# Data extract
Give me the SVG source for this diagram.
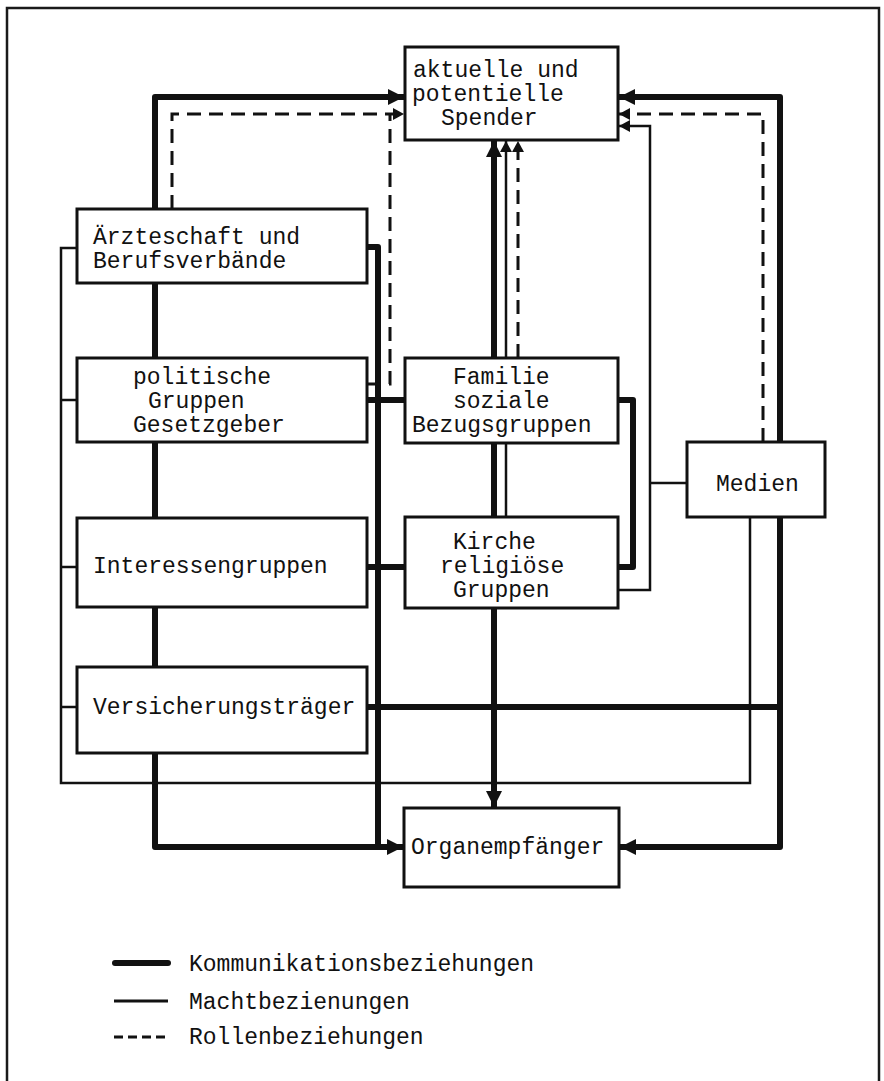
<svg xmlns="http://www.w3.org/2000/svg" width="884" height="1081" viewBox="0 0 884 1081">
<style>
.bg{fill:#ffffff}
.frame{fill:none;stroke:#1a1a1a;stroke-width:2.5}
.box{fill:#ffffff;stroke:#111;stroke-width:3}
.t{font-family:"Liberation Mono","DejaVu Sans Mono",monospace;font-size:23px;fill:#111}
.thick{fill:none;stroke:#111;stroke-width:6;stroke-linejoin:round}
.thin{fill:none;stroke:#111;stroke-width:2.5}
.dash{fill:none;stroke:#111;stroke-width:3;stroke-dasharray:14 8}
</style>
<defs>
<marker id="ahk" viewBox="0 0 16 16" refX="16" refY="8" markerWidth="16" markerHeight="16" markerUnits="userSpaceOnUse" orient="auto"><path d="M0,0 L16,8 L0,16 z" fill="#111"/></marker>
<marker id="ahn" viewBox="0 0 11 12" refX="11" refY="6" markerWidth="11" markerHeight="12" markerUnits="userSpaceOnUse" orient="auto"><path d="M0,0 L11,6 L0,12 z" fill="#111"/></marker>
</defs>
<rect class="bg" x="0" y="0" width="884" height="1081"/>
<path class="frame" d="M7,1081 V8 H879 V1081"/>

<g id="connectors">
  <!-- communication (thick) -->
  <path class="thick" d="M155,209 V97 H404" marker-end="url(#ahk)"/>
  <path class="thick" d="M155,283 V358"/>
  <path class="thick" d="M155,442 V518"/>
  <path class="thick" d="M155,607 V667"/>
  <path class="thick" d="M155,753 V847 H403" marker-end="url(#ahk)"/>
  <path class="thick" d="M367,247 H378 V847"/>
  <path class="thick" d="M367,400 H405"/>
  <path class="thick" d="M367,567 H405"/>
  <path class="thick" d="M367,707 H780"/>
  <path class="thick" d="M780,442 V97 H619" marker-end="url(#ahk)"/>
  <path class="thick" d="M780,517 V847 H620" marker-end="url(#ahk)"/>
  <path class="thick" d="M618,400 H633 V567 H618"/>
  <path class="thick" d="M494,358 V141" marker-end="url(#ahk)"/>
  <path class="thick" d="M494,443 V517"/>
  <path class="thick" d="M494,608 V807" marker-end="url(#ahk)"/>
  <!-- power (thin) -->
  <path class="thin" d="M77,248 H61 V783 H750 V517"/>
  <path class="thin" d="M61,400 H77"/>
  <path class="thin" d="M61,567 H77"/>
  <path class="thin" d="M61,707 H77"/>
  <path class="thin" d="M618,590 H650 V126 H619" marker-end="url(#ahn)"/>
  <path class="thin" d="M650,483 H687"/>
  <path class="thin" d="M506,358 V141" marker-end="url(#ahn)"/>
  <path class="thin" d="M506,443 V517"/>
  <!-- role (dashed) -->
  <path class="dash" d="M172,209 V114 H404" marker-end="url(#ahn)"/>
  <path class="dash" d="M367,384 H390 V114"/>
  <path class="dash" d="M763,442 V114 H619" marker-end="url(#ahn)"/>
  <path class="dash" d="M518,358 V141" marker-end="url(#ahn)"/>
</g>

<g id="spender">
  <rect class="box" x="405" y="47" width="213" height="93"/>
  <text class="t" x="413" y="77">aktuelle und</text>
  <text class="t" x="412" y="101">potentielle</text>
  <text class="t" x="441" y="125">Spender</text>
</g>
<g id="aerzteschaft">
  <rect class="box" x="77" y="209" width="290" height="74"/>
  <text class="t" x="93" y="244">Ärzteschaft und</text>
  <text class="t" x="93" y="268">Berufsverbände</text>
</g>
<g id="politische">
  <rect class="box" x="77" y="358" width="290" height="84"/>
  <text class="t" x="133" y="384">politische</text>
  <text class="t" x="148" y="408">Gruppen</text>
  <text class="t" x="133" y="432">Gesetzgeber</text>
</g>
<g id="interessengruppen">
  <rect class="box" x="77" y="518" width="290" height="89"/>
  <text class="t" x="93" y="573">Interessengruppen</text>
</g>
<g id="versicherungstraeger">
  <rect class="box" x="77" y="667" width="290" height="86"/>
  <text class="t" x="93" y="714">Versicherungsträger</text>
</g>
<g id="familie">
  <rect class="box" x="405" y="358" width="213" height="85"/>
  <text class="t" x="453" y="384">Familie</text>
  <text class="t" x="453" y="408">soziale</text>
  <text class="t" x="412" y="432">Bezugsgruppen</text>
</g>
<g id="kirche">
  <rect class="box" x="405" y="517" width="213" height="91"/>
  <text class="t" x="453" y="549">Kirche</text>
  <text class="t" x="440" y="573">religiöse</text>
  <text class="t" x="453" y="597">Gruppen</text>
</g>
<g id="medien">
  <rect class="box" x="687" y="442" width="138" height="75"/>
  <text class="t" x="716" y="491">Medien</text>
</g>
<g id="organempfaenger">
  <rect class="box" x="404" y="808" width="215" height="79"/>
  <text class="t" x="411" y="854">Organempfänger</text>
</g>

<g id="legend">
  <line x1="115" y1="963" x2="168" y2="963" stroke="#111" stroke-width="6" stroke-linecap="round"/>
  <line x1="114" y1="1001" x2="168" y2="1001" stroke="#111" stroke-width="3"/>
  <line x1="114" y1="1037" x2="168" y2="1037" stroke="#111" stroke-width="3" stroke-dasharray="9 5"/>
  <text class="t" x="189" y="971">Kommunikationsbeziehungen</text>
  <text class="t" x="189" y="1009">Machtbezienungen</text>
  <text class="t" x="189" y="1044">Rollenbeziehungen</text>
</g>
</svg>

# Instruction
Write out each line again precisely as it appears, skipping every picture.

# Problem solution
Give me the SVG source for this diagram.
<svg xmlns="http://www.w3.org/2000/svg" width="884" height="1081" viewBox="0 0 884 1081">
<style>
.bg{fill:#ffffff}
.frame{fill:none;stroke:#1a1a1a;stroke-width:2.5}
.box{fill:#ffffff;stroke:#111;stroke-width:3}
.t{font-family:"Liberation Mono","DejaVu Sans Mono",monospace;font-size:23px;fill:#111}
.thick{fill:none;stroke:#111;stroke-width:6;stroke-linejoin:round}
.thin{fill:none;stroke:#111;stroke-width:2.5}
.dash{fill:none;stroke:#111;stroke-width:3;stroke-dasharray:14 8}
</style>
<defs>
<marker id="ahk" viewBox="0 0 16 16" refX="16" refY="8" markerWidth="16" markerHeight="16" markerUnits="userSpaceOnUse" orient="auto"><path d="M0,0 L16,8 L0,16 z" fill="#111"/></marker>
<marker id="ahn" viewBox="0 0 11 12" refX="11" refY="6" markerWidth="11" markerHeight="12" markerUnits="userSpaceOnUse" orient="auto"><path d="M0,0 L11,6 L0,12 z" fill="#111"/></marker>
</defs>
<rect class="bg" x="0" y="0" width="884" height="1081"/>
<path class="frame" d="M7,1081 V8 H879 V1081"/>

<g id="connectors">
  <!-- communication (thick) -->
  <path class="thick" d="M155,209 V97 H404" marker-end="url(#ahk)"/>
  <path class="thick" d="M155,283 V358"/>
  <path class="thick" d="M155,442 V518"/>
  <path class="thick" d="M155,607 V667"/>
  <path class="thick" d="M155,753 V847 H403" marker-end="url(#ahk)"/>
  <path class="thick" d="M367,247 H378 V847"/>
  <path class="thick" d="M367,400 H405"/>
  <path class="thick" d="M367,567 H405"/>
  <path class="thick" d="M367,707 H780"/>
  <path class="thick" d="M780,442 V97 H619" marker-end="url(#ahk)"/>
  <path class="thick" d="M780,517 V847 H620" marker-end="url(#ahk)"/>
  <path class="thick" d="M618,400 H633 V567 H618"/>
  <path class="thick" d="M494,358 V141" marker-end="url(#ahk)"/>
  <path class="thick" d="M494,443 V517"/>
  <path class="thick" d="M494,608 V807" marker-end="url(#ahk)"/>
  <!-- power (thin) -->
  <path class="thin" d="M77,248 H61 V783 H750 V517"/>
  <path class="thin" d="M61,400 H77"/>
  <path class="thin" d="M61,567 H77"/>
  <path class="thin" d="M61,707 H77"/>
  <path class="thin" d="M618,590 H650 V126 H619" marker-end="url(#ahn)"/>
  <path class="thin" d="M650,483 H687"/>
  <path class="thin" d="M506,358 V141" marker-end="url(#ahn)"/>
  <path class="thin" d="M506,443 V517"/>
  <!-- role (dashed) -->
  <path class="dash" d="M172,209 V114 H404" marker-end="url(#ahn)"/>
  <path class="dash" d="M367,384 H390 V114"/>
  <path class="dash" d="M763,442 V114 H619" marker-end="url(#ahn)"/>
  <path class="dash" d="M518,358 V141" marker-end="url(#ahn)"/>
</g>

<g id="spender">
  <rect class="box" x="405" y="47" width="213" height="93"/>
  <text class="t" x="413" y="77">aktuelle und</text>
  <text class="t" x="412" y="101">potentielle</text>
  <text class="t" x="441" y="125">Spender</text>
</g>
<g id="aerzteschaft">
  <rect class="box" x="77" y="209" width="290" height="74"/>
  <text class="t" x="93" y="244">Ärzteschaft und</text>
  <text class="t" x="93" y="268">Berufsverbände</text>
</g>
<g id="politische">
  <rect class="box" x="77" y="358" width="290" height="84"/>
  <text class="t" x="133" y="384">politische</text>
  <text class="t" x="148" y="408">Gruppen</text>
  <text class="t" x="133" y="432">Gesetzgeber</text>
</g>
<g id="interessengruppen">
  <rect class="box" x="77" y="518" width="290" height="89"/>
  <text class="t" x="93" y="573">Interessengruppen</text>
</g>
<g id="versicherungstraeger">
  <rect class="box" x="77" y="667" width="290" height="86"/>
  <text class="t" x="93" y="714">Versicherungsträger</text>
</g>
<g id="familie">
  <rect class="box" x="405" y="358" width="213" height="85"/>
  <text class="t" x="453" y="384">Familie</text>
  <text class="t" x="453" y="408">soziale</text>
  <text class="t" x="412" y="432">Bezugsgruppen</text>
</g>
<g id="kirche">
  <rect class="box" x="405" y="517" width="213" height="91"/>
  <text class="t" x="453" y="549">Kirche</text>
  <text class="t" x="440" y="573">religiöse</text>
  <text class="t" x="453" y="597">Gruppen</text>
</g>
<g id="medien">
  <rect class="box" x="687" y="442" width="138" height="75"/>
  <text class="t" x="716" y="491">Medien</text>
</g>
<g id="organempfaenger">
  <rect class="box" x="404" y="808" width="215" height="79"/>
  <text class="t" x="411" y="854">Organempfänger</text>
</g>

<g id="legend">
  <line x1="115" y1="963" x2="168" y2="963" stroke="#111" stroke-width="6" stroke-linecap="round"/>
  <line x1="114" y1="1001" x2="168" y2="1001" stroke="#111" stroke-width="3"/>
  <line x1="114" y1="1037" x2="168" y2="1037" stroke="#111" stroke-width="3" stroke-dasharray="9 5"/>
  <text class="t" x="189" y="971">Kommunikationsbeziehungen</text>
  <text class="t" x="189" y="1009">Machtbezienungen</text>
  <text class="t" x="189" y="1044">Rollenbeziehungen</text>
</g>
</svg>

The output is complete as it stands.